Thursday, January 3, 2013
Building a better Main Street -part 4, Taxes
Cities are now the home of more than 50% of the world's population. One of the trends of the industrialization is rapid urbanization. No matter what you think about the cities of the 19th and early 20th centuries, life was better in the city than the countryside. Working 12 hours a day, six days a week in a factory beat working 16 hours a day everyday on the farm . The modern cities of those days offered services like public water, heat and light first through gas and later by electricity, police and fire departments, sewers, mass transportation, entertainment, education and economic opportunities that might not be available only a few miles beyond the city limits.
Up to the mid 1900's cities had an overwhelming economic advantage that came with large numbers of people living close together. The idea of the suburbs existed right from the beginning but the cost of travel by either steam locomotion or horse was very expensive, this meant the suburbs had to be as physically close as possible to the city and they were prohibitively priced except for the rich.
The automobile became the big game changer. In the United States the affordable automobile liberated the middle class from city living. It made suburban sprawl possible and once the sprawl began it created a whole new world of incentives that changed the direction of social development. Take the supermarket as an example, prior to the 1930's food retailers depended on networks of small interdependently owned grocery stores that people walked to. Even the first A&P supermarkets had 90% of their customers within one mile of the store and only averaged about 2,000 square feet of space. As America learned how to drive in the 1920's the average A&P doubled in size and had to provide free parking spaces. Today the average supermarket is 35,000 square feet and half the customers drive over ten miles to get there. By the 1930's there were already 1 car for every 6 people in the US, in England it was 1 car for every 50 and in Germany it was 1 car for about every 200. Now you can see why the first Volkswagen was such a big propaganda icon.

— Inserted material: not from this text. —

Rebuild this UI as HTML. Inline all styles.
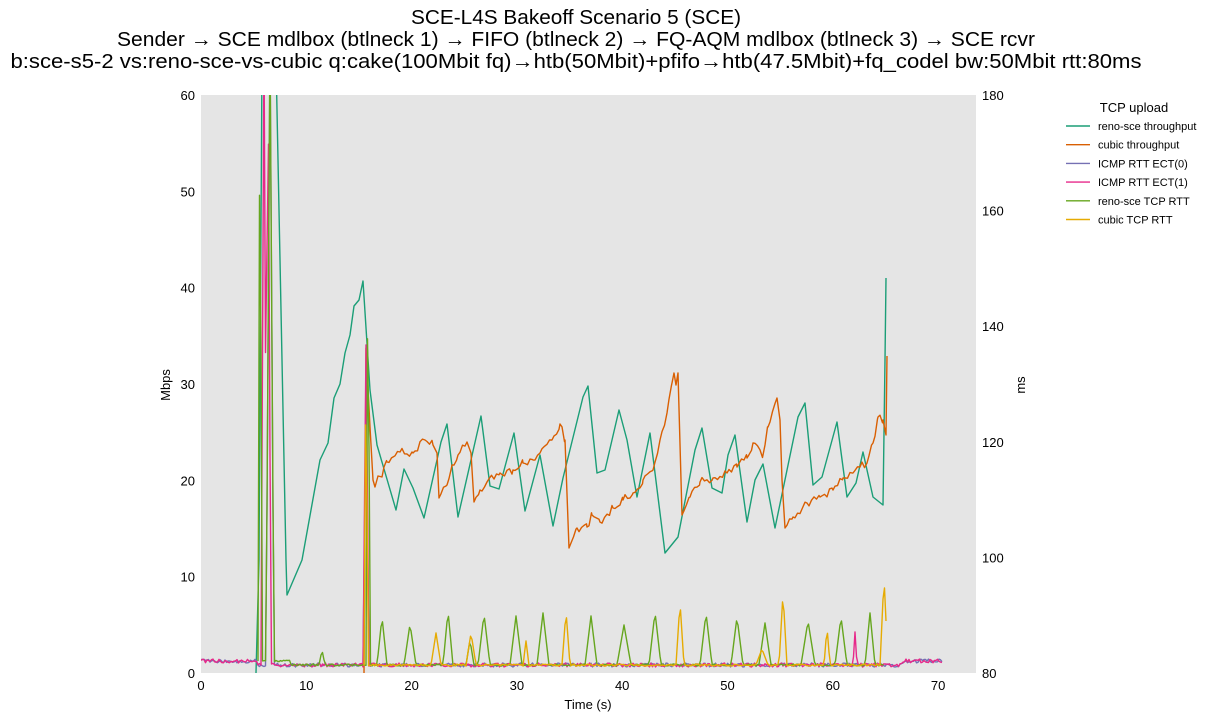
<!DOCTYPE html>
<html><head><meta charset="utf-8"><style>
body{margin:0;background:#fff;font-family:"Liberation Sans",sans-serif;}
svg text{font-family:"Liberation Sans",sans-serif;}
</style></head><body>
<svg id="s" width="1231" height="721" xmlns="http://www.w3.org/2000/svg">
<rect width="1231" height="721" fill="#fff"/>
<text x="576" y="24" font-size="20" text-anchor="middle" textLength="330" lengthAdjust="spacingAndGlyphs">SCE-L4S Bakeoff Scenario 5 (SCE)</text>
<text x="576" y="46" font-size="20" text-anchor="middle" textLength="918" lengthAdjust="spacingAndGlyphs">Sender → SCE mdlbox (btlneck 1) → FIFO (btlneck 2) → FQ-AQM mdlbox (btlneck 3) → SCE rcvr</text>
<text x="576" y="68" font-size="20" text-anchor="middle" textLength="1131" lengthAdjust="spacingAndGlyphs">b:sce-s5-2 vs:reno-sce-vs-cubic q:cake(100Mbit fq)→htb(50Mbit)+pfifo→htb(47.5Mbit)+fq_codel bw:50Mbit rtt:80ms</text>
<rect x="201" y="95" width="775" height="578" fill="#e5e5e5"/>
<defs><clipPath id="c"><rect x="201" y="95" width="775" height="578"/></clipPath></defs>
<g id="plot" clip-path="url(#c)" fill="none" stroke-width="1.4" stroke-linejoin="round"></g>
<g font-size="13" text-anchor="end" id="yl"></g>
<g font-size="13" id="yr"></g>
<g font-size="13" text-anchor="middle" id="xt"></g>
<text x="588" y="709" font-size="13" text-anchor="middle">Time (s)</text>
<text transform="translate(170,385) rotate(-90)" font-size="13" text-anchor="middle">Mbps</text>
<text transform="translate(1025,385) rotate(-90)" font-size="13" text-anchor="middle">ms</text>
<text x="1134" y="112" font-size="13" text-anchor="middle">TCP upload</text>
<g font-size="11" id="leg"></g>
</svg>
<script>
var NS="http://www.w3.org/2000/svg",s=document.getElementById('s');
function el(p,t,a,txt){var e=document.createElementNS(NS,t);for(var k in a)e.setAttribute(k,a[k]);if(txt!=null)e.textContent=txt;document.getElementById(p).appendChild(e);}
for(var i=0;i<=6;i++){el('yl','text',{x:195,y:673-i*96.33+5},String(i*10));}
for(var i=0;i<=5;i++){el('yr','text',{x:982,y:673-i*115.6+5},String(80+i*20));}
for(var i=0;i<=7;i++){el('xt','text',{x:201+i*105.3,y:690},String(i*10));}
var cols=['#1b9e77','#d95f02','#7570b3','#e7298a','#66a61e','#e6ab02'];
var names=['reno-sce throughput','cubic throughput','ICMP RTT ECT(0)','ICMP RTT ECT(1)','reno-sce TCP RTT','cubic TCP RTT'];
for(var i=0;i<6;i++){var y=126+i*18.7;el('leg','line',{x1:1066,x2:1090,y1:y,y2:y,stroke:cols[i],'stroke-width':1.4});el('leg','text',{x:1098,y:y+4},names[i]);}
function pl(pts,c){el('plot','polyline',{points:pts.map(function(p){return p[0].toFixed(1)+','+p[1].toFixed(1)}).join(' '),stroke:c});}
var seed=1;function rnd(){seed=(seed*16807)%2147483647;return seed/2147483647;}
function rtt(x0,x1,base,spikes,noise){var p=[],x=x0;while(x<=x1){var y=base(x)+(rnd()-0.5)*noise;for(var i=0;i<spikes.length;i++){var s=spikes[i];var d=Math.abs(x-s[0]);if(d<s[2]){var v=s[1]+(base(x)-s[1])*(d/s[2]);if(v<y)y=v;}}p.push([x,y]);x+=1.5;}return p;}
function b1(x){return x<258?661:(x>902?661:665);}
pl([[256,673],[259,560],[262,60],[276,60],[286,560],[287,595],[302,560],[320,460],[328,443],[334,398],[340,384],[345,353],[350,335],[354,306],[359,300],[363,281],[370,390],[377,445],[396,510],[404,469],[413,488],[424,518],[441,442],[447,424],[458,517],[481,416],[490,486],[499,489],[514,433],[525,511],[540,455],[553,526],[563,478],[583,397],[588,386],[597,473],[605,470],[619,410],[627,440],[637,497],[650,433],[665,553],[678,537],[695,450],[702,428],[712,488],[722,493],[728,455],[735,435],[747,522],[755,480],[763,464],[775,528],[798,417],[805,403],[813,485],[822,477],[837,422],[847,497],[856,483],[863,452],[873,497],[883,505],[885,360],[886,278]],cols[0]);
var o=[[364,673],[366,348],[370,427],[373,480],[375,487],[378,476],[382,477],[387,462],[393,457],[400,452],[413,453],[425,440],[433,445],[437,453],[439,498],[447,485],[452,465],[458,455],[467,442],[471,453],[474,502],[480,490],[487,482],[500,473],[513,470],[523,463],[533,460],[540,453],[552,440],[560,424],[565,440],[569,548],[577,528],[587,527],[592,515],[600,522],[613,508],[623,500],[633,493],[643,480],[653,470],[660,440],[667,413],[672,383],[674,373],[676,385],[678,373],[682,515],[690,497],[700,482],[713,478],[727,473],[737,467],[747,458],[753,443],[763,455],[768,427],[777,398],[780,420],[782,480],[785,528],[793,517],[807,503],[820,497],[833,490],[843,478],[853,473],[860,467],[867,463],[873,443],[878,417],[883,420],[886,435],[887,356]];
var oo=[];for(var i=0;i<o.length-1;i++){oo.push(o[i]);var dx=o[i+1][0]-o[i][0];if(dx>4&&i>4){for(var k=2;k<dx;k+=2.5){var t=k/dx;oo.push([o[i][0]+k,o[i][1]+(o[i+1][1]-o[i][1])*t+(rnd()-0.5)*8]);}}}oo.push(o[o.length-1]);
pl(oo,cols[1]);
pl(rtt(201,942,b1,[[270,40,4],[366,400,3]],4),cols[2]);
pl(rtt(201,942,b1,[[264,40,3],[268,40,3],[366,345,3],[855,632,2]],4),cols[3]);
pl(rtt(258,884,function(x){return x<290?661:665},[[260,40,2],[270,40,4],[322,650,3],[368,230,2],[382,617,5],[410,624,6],[448,611,5],[470,640,4],[484,614,6],[516,616,6],[543,613,6],[591,616,6],[624,625,7],[655,612,6],[706,613,6],[737,617,6],[765,623,6],[808,621,7],[841,617,6],[870,613,5]],2),cols[4]);
pl(rtt(364,886,function(x){return 665},[[366,345,2],[436,633,5],[471,633,5],[526,641,3],[566,611,4],[680,602,4],[762,649,6],[783,593,4],[827,627,3],[884,577,4]],2),cols[5]);
</script>
</body></html>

So here we are in the 21st century. The internet had changed retailing and made the shopping mall passe. Suburban sprawl is coming to the edge of it's physical limitations -meaning the planet ain't big enough for every body to live in suburbia. Driving is seen as more of a chore. The price and availability of gasoline threatens the whole system. The environmental costs are an issue. The end could be in sight.
The Urban Village, residential townhouses and apartments built around a neighborhood business district, is becoming the new model of sophisticated living. The problem is the old urban landscape has been so thoroughly trashed by decades of neglect and capital fight that American cities small and large have earned checkered reputations. Once again back in the day when the cost of doing business in the cities was relatively low, higher taxes where affordable -even a matter of civic pride because the money paid for roads, bridges, schools and other amenities that made the city an even better place to live in.
As economic activity in cities declined more of the tax burden was shifted to the real estate tax. Real reform might come in by changing the focus of real estate taxes from the value of the property to just taxing the square footage of the land and of the building or other improvements. It's simple and if the building owner wishes to upgrade the appearance of the building without enlarging it -then there is no additional tax liability. The owner actually has an economic incentive to invest equity into his building because it could be done tax free.
Under this system taxes overall will not go down but building owner will have a chance to increase the value of their properties and not be penalized. That would draw in other investors especially if the surround communities remain on a market value tax base. I could go further but I know for most people talking about taxes is dry, boring and exasperating. The thing is the people who benefit the most my manipulating the system are the ones who'll read this post and pick it apart.
Taxing only the square footage of the land or a combined square footage of the land and improvements is a modified form of the Georgian One Tax System created by Henry George. Without going through long explanations the best thing I can suggest is either doing some research on your own or visiting Arden Delaware. Arden Delaware does not have conventional real estate taxes, they have used the Georgian One Tax System since 1900 and prospered.
Arden is a community of artists. On paper they are statistically above the income average but Arden is not some exclusive enclave of the well to do. It is a mixed income community with houses of every size. What is most striking is there are no shabby homes begging for maintenance or old grand homes that have been cut up into half dozen little squat apartments. They have a wonderful sense of community spirit there but the real credit goes to the tax system.
With conventional property taxes you can have two identical house but the one that is well maintained will be taxed more because it has a higher market value. The other home owner actually gets a tax break by not keeping up his property. Under the Georgian One Tax System there is no such benefit for the person that doesn't take care of their home. Daniel Webster said "the power to tax is the power to destroy"; it's an easy quote to stretch out of context. Taxes can also give a community a direction to grow in and still pay the bills for it's daily operation.
It's also ironic that a community mostly of artists have done a better job of town management than the professional caste of political science majors. The revitalization of the American city might actually be best served by artist making the community a more livable place than having developers erecting sports arenas, corporate centers or other grandiose projects.